I don't see how your link supports your position that intent will be easy to prove. Getting nervous at a nightclub doesn't prove intent to murder, that I can see.
Long Post Warning -
If you're not serious about discussing this on any real level you will likely want to dismiss this as too long, but don't bother wasting my time with announcing it because I really don't care. If you really DO want to talk about this with me, a former Minneapolis resident AND customer of that bar, then take a minute to really read what I have to say please. Otherwise don't bother.
You're right, it doesn't, in and of itself.
What it does do however, is interest the prosecution into discovering other evidence that proves a link between the two men's interactions with each other, seeing as how both worked the same kind of job at the same club.
Chauvin worked outside at the door and Floyd was a bouncer.
The prosecution might dig up evidence that the two had bad blood and that might lead to further discovery that establishes the fact that Chauvin might have thought he could settle a score and get away with murdering him to settle it.

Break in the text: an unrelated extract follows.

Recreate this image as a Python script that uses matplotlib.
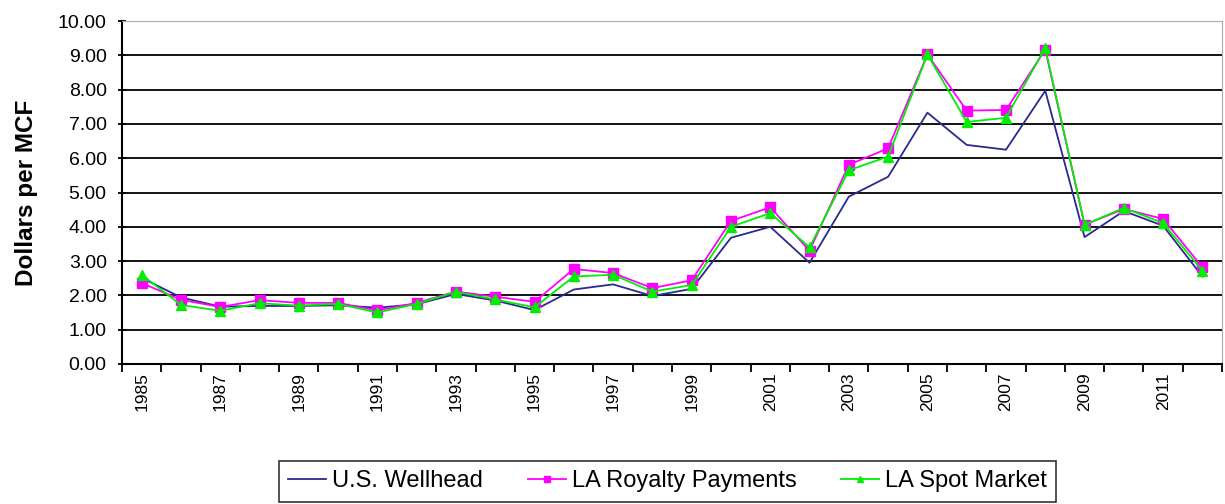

None of that is outside the realm of possibility between two men working security.
It may even be a rather typical issue in the industry.
From my own experience as a former professional rock musician playing in a band, I came to know bouncers and security pretty well, because we were also their responsibility as well.
Thus once you've been doing this awhile, you begin to learn a bit about their personality types.
I've known more than a handful of bouncers who had bad blood between them.
And in a couple of cases it was partly a racial thing and in other cases it was just a fragile male ego thing, thus one very deadly serious and the other quite pathetic and laughable.
I do recall the night we played a club near Lake Winona, and the bouncer wasn't too keen on a couple of black girls that came to see us play, and first break I went out to the parking lot and found them, pissed off.
I'd had eyes on one of them and was confused as to why she had left suddenly after making it very clear she dug me.
The bouncer...that's what it was.
Goddamn redneck, nigger jokes, then the n***** jokes turned downright evil.
The only reason they had stuck around is because the one wanted to talk to me at the first opportunity.
So the whole point in this is, what one has to believe in order to rule out a case of bad blood between two tough guys working security at a club is a mental stretch that would span the diameter of The Sun.
Id' bet fifty bucks that's going to be discovered in short order by the prosecution and will be featured in the case, not only by the club owner's testimony but by bunches of other relevant witnesses as well.
El Nuevo Rodeo was mainly a hispanic club but they rotated their musical bill of fare because The Twin Cities are very diverse and very open for the most part.
The suburbs? Maybe not quite as much but Minnesota's pockets of redneck bigotry are matched by some very unique small towns that have played prominent historical roles in the abolitionist movement and which also played prominent historical roles in desegregation and black enterprise stretching back to the Nineteenth Century.
The point in that is, club people know their people and they know their clientele or else the club goes out of business.
El Nuevo Rodeo catering to a lot of different races and cultures is a cornerstone policy that must be endorsed and supported by all employees, so if a few of those employees had knowledge of any friction between these two men, it's gonna come up at trial.